Independent Contractor Relationships Are Now More Dangerous to Establish or Maintain

By Guy Puccio

Two measures regarding independent contractor relationships were just enacted into law by the California Legislature. These legislative measures signed by Governor Brown are AB 1396 (Committee on Labor and Employment) and SB 459 (Corbett). Effective January 1, 2013, AB 1396 requires whenever an employer enters into a contract of employment for services to be rendered within this state and the contemplated method of payment involves commissions (as defined), the contract is to be in writing and is to include the method by which the commissions are to be computed and paid. This measure amends Section 2751 and repeals 2752 of the Labor Code. The term “commissions” is apparently defined in 204.1 of the Labor Code.

SB 459 adds Sections 226.8 and 2753 to the Labor Code, effective January 1, 2012. Section 226.8 makes it unlawful to willfully misclassify an individual as an independent contractor or to make deductions from compensation for any purpose, including (but not limited to) goods, materials, space rental, services, government licenses, repairs, equipment maintenance, or imposing fines which would have been unlawful if the individual had been properly classified as an employee. Employers who misclassify employees will be subject to civil penalties of not less than $5,000 or more than $15,000 for each violation (or not less than $10,000 or more than $25,000 for each violation, if engaged in a pattern or practice of such mischaracterization), plus additional penalties or fines and other remedies as authorized by law.

Employers are required to post a notice informing workers who believe that they are being misclassified of the right to contact the Labor and Workforce Development Agency presumably to file a complaint. The contact information is to be included in the notice. Further, Section 2753 provides any person who for money or other valuable consideration knowingly advises an employer to treat an individual as an independent contractor to be jointly and severally liable with the employer, if the individual is found not to be an independent contractor.

Apparently, this is to apply to accounting, bookkeeping, and tax professionals.

It has been reported, the joint and several liability includes the payment of income taxes, interest, and penalties resulting from the mischaracterization, but the statute does not specifically say that. Rather, it may be limited to the civil penalties and fines for which the professionals are jointly and severally liable. Unless regulations or public policy statements are issued, a legal opinion may be required to clarify this issue. A lawyer who provides legal advice in the course and scope of the practice of law is exempt from the provisions of Labor Code Section 2753.
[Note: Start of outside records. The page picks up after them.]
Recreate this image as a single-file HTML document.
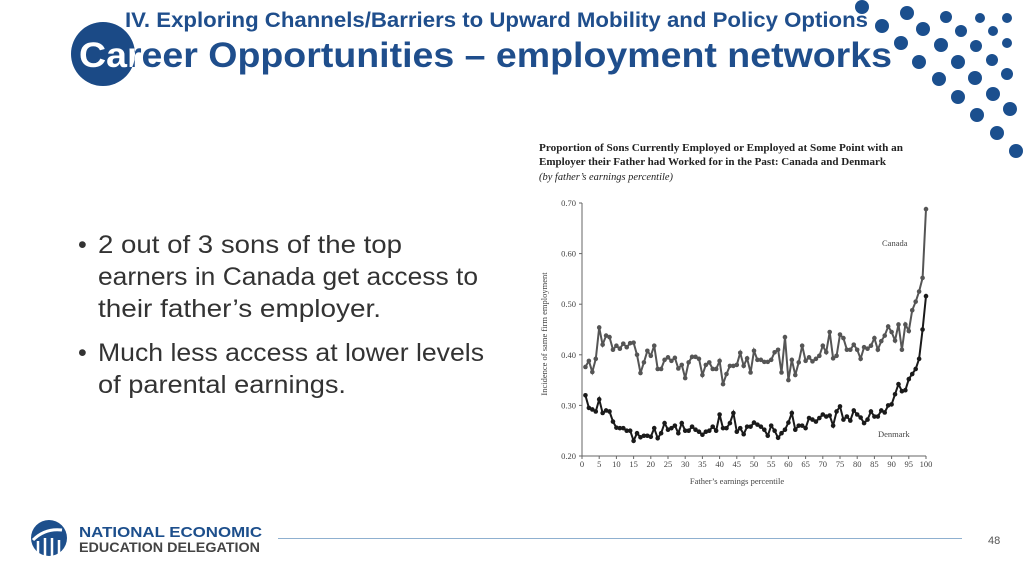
<!DOCTYPE html>
<html><head><meta charset="utf-8"><style>
html,body{margin:0;padding:0;background:#fff;width:1024px;height:576px;overflow:hidden}
svg{display:block}
</style></head><body>
<svg id="s" width="1024" height="576" viewBox="0 0 1024 576" xmlns="http://www.w3.org/2000/svg">
<defs><clipPath id="cc"><circle cx="103" cy="54" r="32"/></clipPath></defs>
<g fill="#1b4f8e" id="dots"></g>
<text x="125" y="27" font-family="Liberation Sans, sans-serif" font-weight="bold" font-size="21" fill="#1f4e8c" textLength="743" lengthAdjust="spacingAndGlyphs">IV. Exploring Channels/Barriers to Upward Mobility and Policy Options</text>
<circle cx="103" cy="54" r="32" fill="#1b4a86"/>
<text x="79" y="67" font-family="Liberation Sans, sans-serif" font-weight="bold" font-size="35" fill="#1f4e8c" textLength="813" lengthAdjust="spacingAndGlyphs">Career Opportunities – employment networks</text>
<text x="79" y="67" font-family="Liberation Sans, sans-serif" font-weight="bold" font-size="35" fill="#fff" textLength="813" lengthAdjust="spacingAndGlyphs" clip-path="url(#cc)">Career Opportunities – employment networks</text>
<g font-family="Liberation Sans, sans-serif" font-size="25" fill="#333">
<text x="78" y="253">•</text><text x="98" y="253" textLength="304" lengthAdjust="spacingAndGlyphs">2 out of 3 sons of the top</text>
<text x="98" y="285" textLength="380" lengthAdjust="spacingAndGlyphs">earners in Canada get access to</text>
<text x="98" y="317" textLength="283" lengthAdjust="spacingAndGlyphs">their father’s employer.</text>
<text x="78" y="361">•</text><text x="98" y="361" textLength="386" lengthAdjust="spacingAndGlyphs">Much less access at lower levels</text>
<text x="98" y="393" textLength="248" lengthAdjust="spacingAndGlyphs">of parental earnings.</text>
</g>
<g font-family="Liberation Serif, serif" font-size="10" fill="#222">
<text x="539" y="151" font-weight="bold" textLength="364" lengthAdjust="spacingAndGlyphs">Proportion of Sons Currently Employed or Employed at Some Point with an</text>
<text x="539" y="165" font-weight="bold" textLength="347" lengthAdjust="spacingAndGlyphs">Employer their Father had Worked for in the Past: Canada and Denmark</text>
<text x="539" y="180" font-style="italic" textLength="134" lengthAdjust="spacingAndGlyphs">(by father’s earnings percentile)</text>
</g>
<g id="chart" font-family="Liberation Serif, serif" font-size="8.5" fill="#444"></g>
<line x1="278" y1="538.5" x2="962" y2="538.5" stroke="#8fb0d0" stroke-width="1"/>
<text x="988" y="544" font-family="Liberation Sans, sans-serif" font-size="11" fill="#555">48</text>
<circle cx="49" cy="538" r="18" fill="#1d4f8c"/>
<g stroke="#fff" stroke-width="2.5"><line x1="38" y1="541" x2="38" y2="556"/><line x1="45" y1="538" x2="45" y2="556"/><line x1="52" y1="538" x2="52" y2="556"/><line x1="59" y1="540" x2="59" y2="556"/></g>
<path d="M33 540 Q45 528 62 530" stroke="#fff" stroke-width="3" fill="none"/>
<text x="79" y="537" font-family="Liberation Sans, sans-serif" font-weight="bold" font-size="15" fill="#1d4f8c" textLength="183" lengthAdjust="spacingAndGlyphs">NATIONAL ECONOMIC</text>
<text x="79" y="552" font-family="Liberation Sans, sans-serif" font-weight="bold" font-size="14" fill="#444" textLength="181" lengthAdjust="spacingAndGlyphs">EDUCATION DELEGATION</text>
</svg>
<script>
var NS="http://www.w3.org/2000/svg";
function el(t,a,p){var e=document.createElementNS(NS,t);for(var k in a)e.setAttribute(k,a[k]);p.appendChild(e);return e;}
var D=[[862,7,7],[907,13,7],[946,17,6],[980,18,5],[1007,18,5],[882,26,7],[923,29,7],[961,31,6],[993,31,5],[901,43,7],[941,45,7],[976,46,6],[1007,43,5],[919,62,7],[958,62,7],[992,60,6],[1007,74,6],[939,79,7],[975,78,7],[993,94,7],[958,97,7],[1010,109,7],[977,115,7],[997,133,7],[1016,151,7]];
var dg=document.getElementById('dots');D.forEach(function(d){el('circle',{cx:d[0],cy:d[1],r:d[2]},dg)});
var C=[.376,.388,.366,.392,.454,.42,.438,.435,.41,.418,.412,.422,.415,.423,.424,.4,.364,.385,.408,.398,.418,.372,.372,.39,.395,.388,.394,.373,.38,.354,.385,.396,.396,.392,.36,.38,.385,.372,.372,.388,.342,.362,.378,.378,.38,.404,.378,.393,.365,.408,.39,.39,.386,.386,.39,.405,.41,.365,.435,.35,.39,.36,.385,.418,.388,.395,.387,.392,.398,.418,.405,.445,.393,.398,.44,.433,.41,.41,.42,.41,.392,.415,.412,.418,.433,.41,.427,.438,.456,.445,.428,.46,.41,.46,.447,.488,.505,.525,.552,.688];
var Dn=[.32,.295,.292,.288,.312,.285,.29,.288,.268,.256,.255,.255,.25,.25,.23,.245,.237,.24,.24,.238,.255,.235,.245,.265,.252,.255,.26,.245,.265,.25,.25,.258,.252,.248,.242,.248,.25,.258,.25,.282,.255,.255,.265,.285,.248,.255,.243,.258,.258,.266,.262,.258,.252,.24,.26,.25,.236,.245,.252,.266,.285,.252,.26,.26,.255,.275,.272,.268,.275,.282,.278,.28,.26,.288,.298,.272,.278,.27,.29,.282,.276,.265,.272,.288,.278,.278,.29,.286,.3,.302,.322,.342,.328,.33,.352,.362,.372,.392,.45,.516];
var g=document.getElementById('chart');
var X=function(p){return 582+p*3.44},Y=function(v){return 456-(v-0.2)*506};
el('line',{x1:582,y1:203,x2:582,y2:456,stroke:'#666','stroke-width':1},g);
el('line',{x1:582,y1:456,x2:926,y2:456,stroke:'#666','stroke-width':1},g);
[.2,.3,.4,.5,.6,.7].forEach(function(v){el('line',{x1:579,y1:Y(v),x2:582,y2:Y(v),stroke:'#666'},g);var t=el('text',{x:576,y:Y(v)+3,'text-anchor':'end'},g);t.textContent=v.toFixed(2);});
for(var p=0;p<=100;p+=5){el('line',{x1:X(p),y1:456,x2:X(p),y2:459,stroke:'#666'},g);var t=el('text',{x:X(p),y:467,'text-anchor':'middle'},g);t.textContent=p;}
var t=el('text',{x:737,y:484,'text-anchor':'middle'},g);t.textContent="Father’s earnings percentile";
t=el('text',{x:0,y:0,'text-anchor':'middle',transform:'translate(547,334) rotate(-90)'},g);t.textContent="Incidence of same firm employment";
t=el('text',{x:882,y:246},g);t.textContent="Canada";
t=el('text',{x:878,y:437},g);t.textContent="Denmark";
function series(a,col){var pts=a.map(function(v,i){return X(i+1).toFixed(1)+','+Y(v).toFixed(1)}).join(' ');el('polyline',{points:pts,fill:'none',stroke:col,'stroke-width':2},g);a.forEach(function(v,i){el('circle',{cx:X(i+1),cy:Y(v),r:2.3,fill:col},g)});}
series(C,'#555');series(Dn,'#1a1a1a');
</script>
</body></html>
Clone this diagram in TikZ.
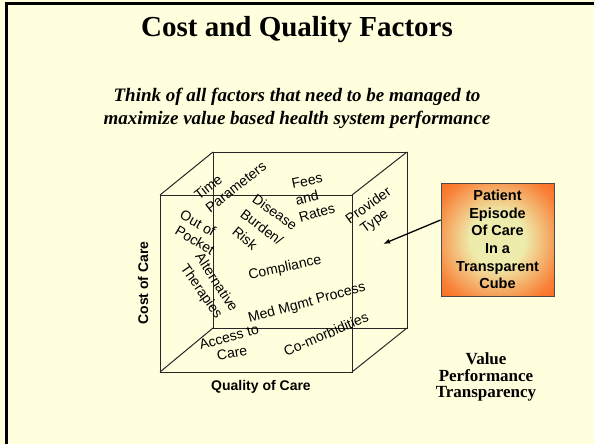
\documentclass[tikz,border=0pt]{standalone}
\usepackage{fontspec}
\setmainfont{Liberation Serif}
\setsansfont{Liberation Sans}
\usepackage{xcolor}
\usepackage{tikz}
\usetikzlibrary{arrows.meta,positioning,shadings}
\definecolor{slideCream}{RGB}{255,255,221}
\definecolor{calloutOrange}{RGB}{252,100,24}
\definecolor{calloutGlow}{RGB}{238,236,172}
\colorlet{edgeGray}{black!85}
% pale centre fading out to orange towards the rim
\pgfdeclareradialshading{calloutshade}{\pgfpoint{0bp}{0bp}}{%
  color(0bp)=(calloutGlow); color(12bp)=(calloutGlow);
  color(30bp)=(calloutOrange!80!calloutGlow); color(38bp)=(calloutOrange);
  color(50bp)=(calloutOrange)}
\tikzset{
  >=Latex,
  % slide heading and tagline
  headline/.style={
    font=\fontsize{29}{32}\selectfont\bfseries,
    inner sep=0pt
  },
  tagline/.style={
    font=\fontsize{19}{23}\selectfont\bfseries\itshape,
    align=center,
    inner sep=0pt
  },
  % words scattered inside the cube
  factor/.style={
    font=\sffamily\fontsize{14}{15}\selectfont,
    inner sep=0pt
  },
  axislabel/.style={
    font=\sffamily\bfseries\fontsize{14}{16}\selectfont,
    inner sep=0pt
  },
  callout/.style={
    draw=black!70,
    line width=0.9pt,
    shading=calloutshade,
    minimum width=113pt,
    minimum height=113pt,
    align=center,
    font=\sffamily\bfseries\fontsize{14.5}{17.7}\selectfont
  },
  summary/.style={
    font=\fontsize{17}{16.5}\selectfont\bfseries,
    align=center,
    inner sep=0pt
  },
  cubeedge/.style={
    draw=edgeGray,
    line width=1pt
  },
  arrow/.style={
    -{Latex[length=7pt,width=5pt]},
    line width=1.3pt,
    draw=black
  }
}

\begin{document}
\begin{tikzpicture}[x=1pt,y=-1pt]

\useasboundingbox[fill=slideCream] (0,0) rectangle (594,444);
\draw[line width=3pt] (6,444) -- (6,4) -- (594,4);

\node[headline] (title) at (297,30) {Cost and Quality Factors};
\node[tagline] (tag) at (297,108)
{Think of all factors that need to be managed to\\
maximize value based health system performance};

% Transparent cube: front face, back face, joining edges
\coordinate (f1) at (160,195);
\coordinate (f2) at (352,195);
\coordinate (f3) at (352,372);
\coordinate (f4) at (160,372);
\coordinate (b1) at (213,152);
\coordinate (b2) at (407,152);
\coordinate (b3) at (407,328);
\coordinate (b4) at (213,328);

\draw[cubeedge] (b1) -- (b2) -- (b3) -- (b4) -- cycle;
\draw[cubeedge] (f1) -- (f2) -- (f3) -- (f4) -- cycle;
\draw[cubeedge] (f1) -- (b1);
\draw[cubeedge] (f2) -- (b2);
\draw[cubeedge] (f3) -- (b3);
\draw[cubeedge] (f4) -- (b4);

% factors
\node[factor, rotate=38] (time) at (208,187) {Time};
\node[factor, rotate=38] (params) at (236,187) {Parameters};
\node[factor, rotate=12] (fees) at (307,181) {Fees};
\node[factor, rotate=14] (feesand) at (307,198) {and};
\node[factor, rotate=16] (rates) at (317,213) {Rates};
\node[factor, rotate=-35] (disease) at (275,212) {Disease};
\node[factor, rotate=-37] (burden) at (262,227) {Burden/};
\node[factor, rotate=-40] (risk) at (245,238) {Risk};
\node[factor, rotate=36] (provider) at (368,205) {Provider};
\node[factor, rotate=36] (ptype) at (375,222) {Type};
\node[factor, rotate=-30] (outof) at (198,223) {Out of};
\node[factor, rotate=-31] (pocket) at (195,240) {Pocket};
\node[factor, rotate=-57] (altern) at (217,282) {Alternative};
\node[factor, rotate=-55] (therap) at (201,292) {Therapies};
\node[factor, rotate=12] (compl) at (285,268) {Compliance};
\node[factor, rotate=15] (medmgmt) at (307,303) {Med Mgmt Process};
\node[factor, rotate=15] (access) at (229,337) {Access to};
\node[factor, rotate=10] (accare) at (232,353) {Care};
\node[factor, rotate=23] (comorb) at (326,334) {Co-morbidities};

% axes
\node[axislabel, rotate=90] (cost) at (143,283) {Cost of Care};
\node[axislabel] (quality) at (261,387) {Quality of Care};

% callout box pointing into the cube
\node[callout] (episode) at (497.5,239.5)
{Patient\\Episode\\Of Care\\In a\\Transparent\\Cube};
\coordinate (inside) at (383,244);
\draw[arrow] (episode.west |- 0,220) -- (inside);

\node[summary] (value) at (486,377)
{Value\\Performance\\Transparency};

\end{tikzpicture}
\end{document}
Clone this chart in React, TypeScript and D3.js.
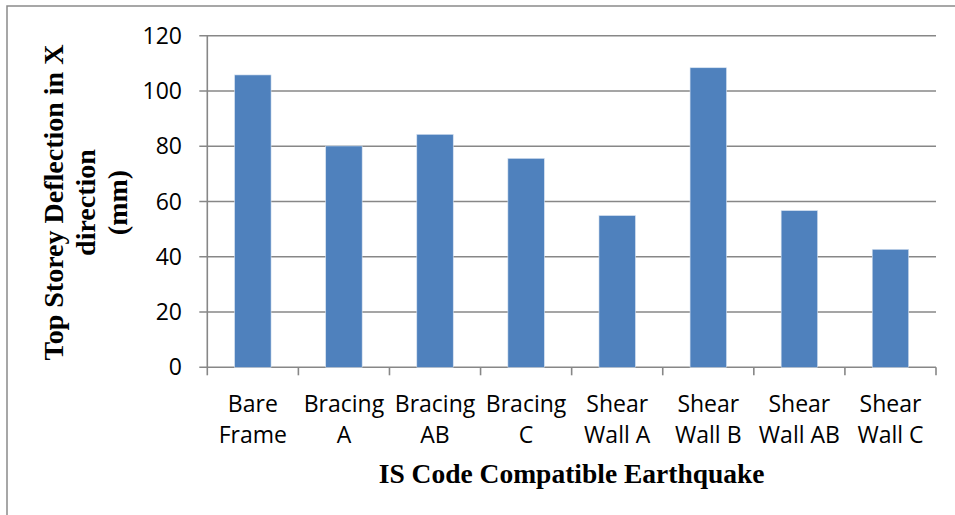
import React from "react";
import * as d3 from "d3";

const categories: string[][] = [
  ["Bare", "Frame"],
  ["Bracing", "A"],
  ["Bracing", "AB"],
  ["Bracing", "C"],
  ["Shear", "Wall A"],
  ["Shear", "Wall B"],
  ["Shear", "Wall AB"],
  ["Shear", "Wall C"],
];
const values: number[] = [105.8, 80.1, 84.3, 75.6, 54.9, 108.4, 56.7, 42.7];
const yTicks: number[] = [0, 20, 40, 60, 80, 100, 120];
const yTitle: string[] = ["Top Storey Deflection in X", "direction", "(mm)"];
const xTitle = "IS Code Compatible Earthquake";

const W = 955;
const H = 515;
const left = 207.3;
const right = 936;
const top = 35.7;
const bottom = 367.3;

export default function App() {
  const keys = categories.map((c) => c.join(" "));
  const x = d3.scaleBand<string>().domain(keys).range([left, right]).paddingInner(0.6).paddingOuter(0.3);
  const y = d3.scaleLinear().domain([0, 120]).range([bottom, top]);
  const step = (right - left) / keys.length;
  const grid = "#878787";
  const sans = "'Open Sans', sans-serif";
  const serif = "'Liberation Serif', serif";
  return (
    <svg
      width={W}
      height={H}
      style={{ position: "absolute", left: 0, top: 0, background: "#fff" }}
    >
      <rect x={0} y={0} width={W} height={H} fill="#fff" />
      <rect x={7} y={6} width={W + 10} height={H + 10} fill="none" stroke="#8a8a8a" strokeWidth={1.5} />
      {yTicks.map((t) => (
        <g key={t}>
          <line x1={left - 8} x2={right} y1={y(t)} y2={y(t)} stroke={grid} strokeWidth={1.6} />
          <text x={182} y={y(t) + 8} textAnchor="end" fontFamily={sans} fontSize={23} fill="#000">
            {t}
          </text>
        </g>
      ))}
      <line x1={left} x2={left} y1={top} y2={bottom} stroke={grid} strokeWidth={1.6} />
      {d3.range(keys.length + 1).map((i) => (
        <line
          key={i}
          x1={left + i * step}
          x2={left + i * step}
          y1={bottom}
          y2={bottom + 8}
          stroke={grid}
          strokeWidth={1.6}
        />
      ))}
      {keys.map((k, i) => (
        <rect
          key={k}
          x={x(k)!}
          y={y(values[i])}
          width={x.bandwidth()}
          height={bottom - y(values[i])}
          fill="#4F81BD"
          stroke="#d6e2f0"
          strokeWidth={0.6}
        />
      ))}
      {keys.map((k, i) => (
        <text
          key={k}
          x={x(k)! + x.bandwidth() / 2}
          textAnchor="middle"
          fontFamily={sans}
          fontSize={23}
          fill="#000"
        >
          <tspan x={x(k)! + x.bandwidth() / 2} y={412}>
            {categories[i][0]}
          </tspan>
          <tspan x={x(k)! + x.bandwidth() / 2} y={443}>
            {categories[i][1]}
          </tspan>
        </text>
      ))}
      <text
        x={(left + right) / 2}
        y={483}
        textAnchor="middle"
        fontFamily={serif}
        fontWeight="bold"
        fontSize={27.5}
        fill="#000"
      >
        {xTitle}
      </text>
      {yTitle.map((line, i) => (
        <text
          key={line}
          transform={`translate(${63 + i * 32},${(top + bottom) / 2 + 1}) rotate(-90)`}
          textAnchor="middle"
          fontFamily={serif}
          fontWeight="bold"
          fontSize={28}
          fill="#000"
        >
          {line}
        </text>
      ))}
    </svg>
  );
}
IRS is also pursuing employers who utilize independent contractors in an apparent effort to reduce such relationships and to increase the number of individuals who are W-2 employees.

Reportedly, the U. S. Labor Department and IRS are now sharing leads along with a number of states on misclassified workers. IRS expects the pressure they are bringing to bear to encourage firms misclassifying workers to correct voluntarily the status of these individuals to employees.

This requires employers to agree to treat the workers as W-2 employees for future tax periods subject to a maximum penalty of 1.086% of the compensation paid to the workers for the previous year plus all taxes that would be due because of the mischaracterization. IRS describes in its announcement 2011-64 how to comply with the voluntary program. Each employer should discuss the independent contractor issue with its accounting, bookkeeping, or tax professionals (assuming these professionals will provide such advice), or this issue should be discussed with legal counsel representing the employer.

Remember, the FRB’s regulations on the payment of compensation to loan originators performing as salesperson or broker associates in federally related residential mortgage transactions require a W-2 employee relationship.